Insight into the mindset of FoE activists

Bishop Hill comments about how

the Charities Commissioners have taken a dim view of an FoE leaflet that claimed that silica – that’s sand to you or me – used in fracking fluid was a known carcinogen.

Up pops a FoE activist making all sorts of comments, including attacking the hosts book The Hockey Stick Illusion. Below is my comment

Phil Clarke’s comments on the hosts book are an insight into the Green Activists.
He says Jan 30, 2016 at 9:58 AM

So you’ve read HSI, then?
I have a reading backlog of far more worthwhile volumes, fiction and non-fiction.
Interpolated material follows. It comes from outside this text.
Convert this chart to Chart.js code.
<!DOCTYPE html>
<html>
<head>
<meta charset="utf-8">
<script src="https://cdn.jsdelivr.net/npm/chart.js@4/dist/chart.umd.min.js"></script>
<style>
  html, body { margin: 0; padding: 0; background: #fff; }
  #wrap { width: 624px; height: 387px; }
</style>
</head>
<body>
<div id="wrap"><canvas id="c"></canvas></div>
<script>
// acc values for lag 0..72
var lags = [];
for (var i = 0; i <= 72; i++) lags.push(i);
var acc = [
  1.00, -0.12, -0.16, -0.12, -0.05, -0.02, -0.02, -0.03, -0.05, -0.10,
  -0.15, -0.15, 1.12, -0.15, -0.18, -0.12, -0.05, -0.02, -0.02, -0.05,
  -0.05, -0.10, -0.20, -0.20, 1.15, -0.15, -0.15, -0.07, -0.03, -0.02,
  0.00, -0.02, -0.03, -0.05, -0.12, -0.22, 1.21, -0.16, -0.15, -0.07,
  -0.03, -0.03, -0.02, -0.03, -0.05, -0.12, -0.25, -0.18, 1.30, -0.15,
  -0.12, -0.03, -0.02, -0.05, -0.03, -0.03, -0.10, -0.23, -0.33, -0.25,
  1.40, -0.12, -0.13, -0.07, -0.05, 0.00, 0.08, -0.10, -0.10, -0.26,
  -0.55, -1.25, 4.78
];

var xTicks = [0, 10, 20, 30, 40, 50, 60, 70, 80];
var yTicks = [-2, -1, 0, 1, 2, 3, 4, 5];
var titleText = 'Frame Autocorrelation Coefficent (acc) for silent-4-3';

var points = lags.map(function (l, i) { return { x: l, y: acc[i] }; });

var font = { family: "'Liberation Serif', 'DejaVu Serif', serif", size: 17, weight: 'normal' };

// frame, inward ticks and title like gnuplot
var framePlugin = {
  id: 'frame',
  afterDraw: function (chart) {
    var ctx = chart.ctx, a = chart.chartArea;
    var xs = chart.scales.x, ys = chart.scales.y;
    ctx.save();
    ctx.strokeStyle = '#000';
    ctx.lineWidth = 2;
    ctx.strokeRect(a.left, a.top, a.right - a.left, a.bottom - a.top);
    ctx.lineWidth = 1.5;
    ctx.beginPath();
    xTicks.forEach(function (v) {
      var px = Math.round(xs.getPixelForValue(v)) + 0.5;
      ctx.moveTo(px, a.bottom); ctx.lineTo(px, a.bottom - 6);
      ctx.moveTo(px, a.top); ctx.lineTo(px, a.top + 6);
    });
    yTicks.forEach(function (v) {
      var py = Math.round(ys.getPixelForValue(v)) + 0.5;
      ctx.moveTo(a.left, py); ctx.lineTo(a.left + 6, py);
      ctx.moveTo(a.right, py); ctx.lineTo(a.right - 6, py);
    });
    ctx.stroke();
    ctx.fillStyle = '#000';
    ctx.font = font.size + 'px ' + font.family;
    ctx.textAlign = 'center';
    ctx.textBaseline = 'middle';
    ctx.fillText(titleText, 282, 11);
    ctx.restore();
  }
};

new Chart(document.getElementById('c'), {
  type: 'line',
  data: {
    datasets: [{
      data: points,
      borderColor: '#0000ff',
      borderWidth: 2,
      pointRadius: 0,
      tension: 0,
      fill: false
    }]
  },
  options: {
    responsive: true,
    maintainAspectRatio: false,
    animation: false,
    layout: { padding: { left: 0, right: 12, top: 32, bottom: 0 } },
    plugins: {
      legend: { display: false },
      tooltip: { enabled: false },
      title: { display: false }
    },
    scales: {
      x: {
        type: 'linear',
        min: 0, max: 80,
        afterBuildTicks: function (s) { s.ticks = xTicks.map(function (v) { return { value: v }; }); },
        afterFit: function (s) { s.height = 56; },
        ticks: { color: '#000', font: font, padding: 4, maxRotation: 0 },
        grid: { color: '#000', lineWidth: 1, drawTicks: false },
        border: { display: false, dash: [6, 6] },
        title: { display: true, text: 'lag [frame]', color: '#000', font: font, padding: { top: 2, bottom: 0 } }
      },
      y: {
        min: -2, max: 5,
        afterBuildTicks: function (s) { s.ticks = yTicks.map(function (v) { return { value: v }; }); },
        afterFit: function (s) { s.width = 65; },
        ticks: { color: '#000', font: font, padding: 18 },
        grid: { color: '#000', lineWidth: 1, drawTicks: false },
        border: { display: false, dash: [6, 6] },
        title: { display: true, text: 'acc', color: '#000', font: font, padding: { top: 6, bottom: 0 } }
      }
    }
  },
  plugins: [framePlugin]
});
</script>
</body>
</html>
Does anybody dispute a single point in Tamino’s adept demolition?

and

Where did I slag off HSI? I simply trust Tamino; the point about innuendo certainly rings true, based on other writings.
So no, I won’t be shelling out for a copy of a hatchet job on a quarter-century old study. But I did read this, in detail
http://www.nature.com/ngeo/journal/v6/n5/full/ngeo1797.html

Tamino’s article was responded to twice by Steve McIntyre. The first looks at the use of non-standard statistical methods and Re-post of “Tamino and the Magic Flute” simply repeats the post of two years before. Tamino had ignored previous rebuttals. A simple illustration is the Gaspé series that Tamino defends. He misses out many issues with this key element in the reconstruction, including that a later sample from the area failed to show a hockey stick.
So Phil Clarke has attacked a book that he has not read, based on biased review by an author in line with his own prejudices. He ignores the counter-arguments, just as the biased review author does as well. Says a lot about the rubbish Cuadrilla are up against.

Kevin Marshall

William Connolley is on side of anti-science not the late Bob Carter

In the past week there have been a number of tributes to Professor Bob Carter, retired Professor of Geology and leading climate sceptic. This includes Jo Nova, James Delingpole, Steve McIntyre, Ian Pilmer at the GWPF, Joe Bast of The Heartland Institute and E. Calvin Beisner of Cornwall Alliance. In complete contrast William Connolley posted this comment in a post Science advances one funeral at a time

Actually A new scientific truth does not triumph by convincing its opponents and making them see the light, but rather because its opponents eventually die, and a new generation grows up that is familiar with it, but I’m allowed to paraphrase in titles. And anyway he said it in German, naturally. Today brings us news of another such advancement in science, with the reported death of Robert Carter.

Below is a comment I posted at Climate Scepticism

I believe Max Planck did have a point. In science people tenaciously hold onto ideas even if they have been falsified by the evidence or (as more often happens) they are supplanted by better ideas. Where the existing ideas form an institutionalized consensus, discrimination has occurred against those with the hypotheses can undermine that consensus. It can be that the new research paradigm can only gain prominence when the numbers dwindle in the old paradigm. As a result the advance of new knowledge and understanding is held back.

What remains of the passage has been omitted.